The design was put together by Julian Balme, credited simply as 'Jules,' working alongside the band themselves. Balme, who founded Vegas Design, started with The Clash in 1980 and went on to handle their last two albums plus a stack of singles. His hand is in the tension you feel here: the roughed-up red stencil and broken border versus the calm documentary greyscale of Smith's shot. It is punk framing wrapped around a photograph that refuses to be punk theatre.
The title itself points outward, past the band, past London. Sandinista! arrived on 12 December 1980 on CBS, and everything about it was outsized. It was a triple album, thirty-six tracks, a sprawl that no single style could contain. The music ranged across funk, reggae, jazz, gospel, rockabilly, folk, dub, R&B, calypso, disco and rap, an English rock and punk band throwing open every door at once. The cover's restraint is almost a joke against that maximalism inside: four ordinary-looking men in a tunnel, holding the lid on an explosion.
There was a cost to the ambition, and the band paid it themselves. To put three records out at a low price, they agreed to take a cut in royalties. It is the kind of decision that does not show up in a photograph, yet it hangs over the whole object: a group deliberately making less money so more people could afford the sprawl. The generosity of it sits oddly against the cheap-looking, spray-can crudeness of the lettering, as if the sleeve wanted to look like something you'd find, not something you'd save up for.
Something else shifted with this release. For the first time, the songs were credited not to Joe Strummer and Mick Jones individually but to The Clash as a group. The four figures standing shoulder to shoulder in Smith's frame, evenly spaced, none stepping forward, none the leader, quietly picture that change. It is a band photograph in the truest sense, a collective rather than a front man and a backing crew.

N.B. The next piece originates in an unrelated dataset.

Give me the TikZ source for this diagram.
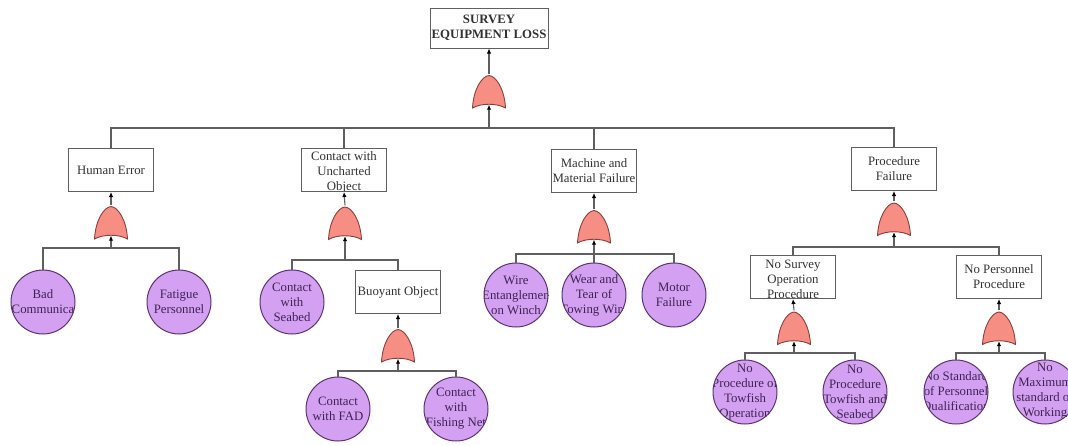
\documentclass[tikz,border=0pt]{standalone}
\usepackage{fontspec}
\setmainfont{Liberation Serif}
\usetikzlibrary{arrows.meta}
\definecolor{gatefill}{RGB}{246,142,132}
\definecolor{gateline}{RGB}{140,62,62}
\definecolor{circfill}{RGB}{212,160,242}
\definecolor{circline}{RGB}{92,52,112}
\definecolor{wiregray}{RGB}{95,95,95}
\definecolor{txtgray}{RGB}{50,50,50}
\definecolor{txtpurple}{RGB}{62,36,82}

\begin{document}
\begin{tikzpicture}[x=1pt,y=1pt,
  evbox/.style={draw=wiregray,fill=white,line width=1pt,minimum width=85pt,minimum height=43pt,
    inner xsep=0pt,inner ysep=1pt,align=center,text=txtgray,font=\fontsize{12.8}{15}\selectfont},
  boxtext/.style={align=center,text=txtgray,inner sep=0pt,font=\fontsize{12.8}{15}\selectfont},
  clipbox/.style={evbox,path picture={\node[boxtext,anchor=north] at ([yshift=-2pt]path picture bounding box.north) {#1};}},
  basictext/.style={align=center,text=txtpurple,inner sep=0pt,font=\fontsize{12.8}{15}\selectfont},
  basic/.style={circle,draw=circline,fill=circfill,line width=1pt,minimum size=64pt,inner sep=0pt,
    path picture={\node[basictext] at (path picture bounding box.center) {#1};}},
  lowbasic/.style={basic={},
    path picture={\node[basictext] at ([yshift=-5pt]path picture bounding box.center) {#1};}},
  orgate/.style={minimum width=35pt,minimum height=36pt,inner sep=0pt,
    path picture={\coordinate (pc) at (path picture bounding box.center);
      \filldraw[fill=gatefill,draw=gateline,line width=0.9pt]
        ([shift={(-16.5,-16)}]pc) .. controls ([shift={(-15.5,3)}]pc) and ([shift={(-7,16)}]pc) .. ([shift={(0,16.5)}]pc)
        .. controls ([shift={(7,16)}]pc) and ([shift={(15.5,3)}]pc) .. ([shift={(16.5,-16)}]pc)
        .. controls ([shift={(8,-11)}]pc) and ([shift={(-8,-11)}]pc) .. cycle;}},
  wire/.style={draw=wiregray,line width=1.1pt},
  up/.style={wire,-{Latex[length=5pt,width=4.5pt,color=black]}}]
\path[use as bounding box,clip] (0,0) rectangle (1068,-445);

\node[evbox,font=\bfseries\fontsize{12.8}{15}\selectfont,minimum width=118pt,minimum height=40pt] (top) at (489,-28) {SURVEY\\EQUIPMENT LOSS};
\node[orgate] (g0) at (489,-92) {};
\coordinate (b0) at (489,-128);
\node[evbox] (he) at (111,-170) {Human Error};
\node[clipbox={Contact with\\Uncharted\\Object}] (cu) at (344,-170) {};
\node[evbox] (mm) at (594,-171) {Machine and\\Material Failure};
\node[evbox] (pf) at (894,-169) {Procedure\\Failure};
\draw[up] (g0.north) -- (top.south);
\draw[up] (b0) -- ([yshift=5.5pt]g0.south);
\draw[wire] (he.north) |- (b0) -| (pf.north);
\draw[wire] (cu.north) -- (cu.north |- b0);
\draw[wire] (mm.north) -- (mm.north |- b0);

\node[orgate] (g1) at (111,-223) {};
\coordinate (b1) at (111,-248);
\node[basic={Bad\\Communica}] (bad) at (43,-302) {};
\node[basic={Fatigue\\Personnel}] (fat) at (179,-302) {};
\draw[up] (g1.north) -- (he.south);
\draw[up] (b1) -- ([yshift=5.5pt]g1.south);
\draw[wire] (bad.north) |- (b1) -| (fat.north);

\node[orgate] (g2) at (345,-223.5) {};
\coordinate (b2) at (345,-260);
\node[basic={Contact\\with\\Seabed}] (cs) at (292,-302) {};
\node[evbox] (bo) at (398,-292) {Buoyant Object};
\draw[up] (g2.north) -- (cu.south);
\draw[up] (b2) -- ([yshift=5.5pt]g2.south);
\draw[wire] (cs.north) |- (b2) -| (bo.north);

\node[orgate] (g3) at (398,-346) {};
\coordinate (b3) at (398,-371);
\node[basic={Contact\\with FAD}] (fad) at (338,-409) {};
\node[basic={Contact\\with\\Fishing Net}] (fn) at (456,-409) {};
\draw[up] (g3.north) -- (bo.south);
\draw[up] (b3) -- ([yshift=5.5pt]g3.south);
\draw[wire] (fad.north) |- (b3) -| (fn.north);

\node[orgate] (g4) at (594,-227) {};
\coordinate (b4) at (594,-254);
\node[basic={Wire\\Entanglemen\\on Winch}] (wi) at (516,-295) {};
\node[basic={Wear and\\Tear of\\Towing Wire}] (we) at (594,-295) {};
\node[basic={Motor\\Failure}] (mo) at (674,-295) {};
\draw[up] (g4.north) -- (mm.south);
\draw[up] (b4) -- ([yshift=5.5pt]g4.south);
\draw[wire] (wi.north) |- (b4) -| (mo.north);
\draw[wire] (we.north) -- (b4);

\node[orgate] (g5) at (894,-219.5) {};
\coordinate (b5) at (894,-247);
\node[clipbox={No Survey\\Operation\\Procedure}] (ns) at (793,-277) {};
\node[evbox] (np) at (999,-277) {No Personnel\\Procedure};
\draw[up] (g5.north) -- (pf.south);
\draw[up] (b5) -- ([yshift=5.5pt]g5.south);
\draw[wire] (ns.north) |- (b5) -| (np.north);

\node[orgate] (g6) at (794,-328.5) {};
\coordinate (b6) at (794,-353);
\node[basic={\baselineskip=14pt No\\Procedure of\\Towfish\\Operation}] (pt) at (745,-392) {};
\node[basic={\baselineskip=14pt No\\Procedure\\Towfish and\\Seabed}] (ps) at (855,-392) {};
\draw[up] (g6.north) -- (ns.south);
\draw[up] (b6) -- ([yshift=5.5pt]g6.south);
\draw[wire] (pt.north) |- (b6) -| (ps.north);

\node[orgate] (g7) at (999,-328.5) {};
\coordinate (b7) at (999,-353);
\node[basic={No Standard\\of Personnel\\Qualification}] (st) at (956,-392) {};
\node[lowbasic={\baselineskip=14.5pt No\\Maximum\\standard of\\Working\\Hours}] (mx) at (1045,-392) {};
\draw[up] (g7.north) -- (np.south);
\draw[up] (b7) -- ([yshift=5.5pt]g7.south);
\draw[wire] (st.north) |- (b7) -| (mx.north);
\end{tikzpicture}
\end{document}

The package went further than the outer sleeve. Folded inside was a six-page insert called 'The Armagideon Times no3,' catalogued FSLN 1, carrying the lyrics and credits along with cartoons by Steve Bell. That FSLN tag is no accident either; the letters echo the Sandinista movement the title salutes, sliding the record's politics right into its catalogue number.
The afterlife of the artwork has its own strange twist. The Museum of Modern Art holds a 1981 lithographic version of the Sandinista! poster and cover, and there it is filed under 'Unidentified Designer,' the credit to Balme and the band lost somewhere between the record shop and the archive. A sleeve made deliberately cheap, its royalties surrendered so it could reach more hands, ends up in a museum with its makers' names erased.
Look back at the image one last time and the whole thing hangs together. The red screams the name of a distant revolution; the grey photograph shows four Londoners standing in a wet tunnel behind a train station, one of them still helmeted from a shoot he hadn't quite left. Between the shouting and the stillness, that is the record: enormous reach, ordinary footing, and a band standing together in the dark, credited at last as one.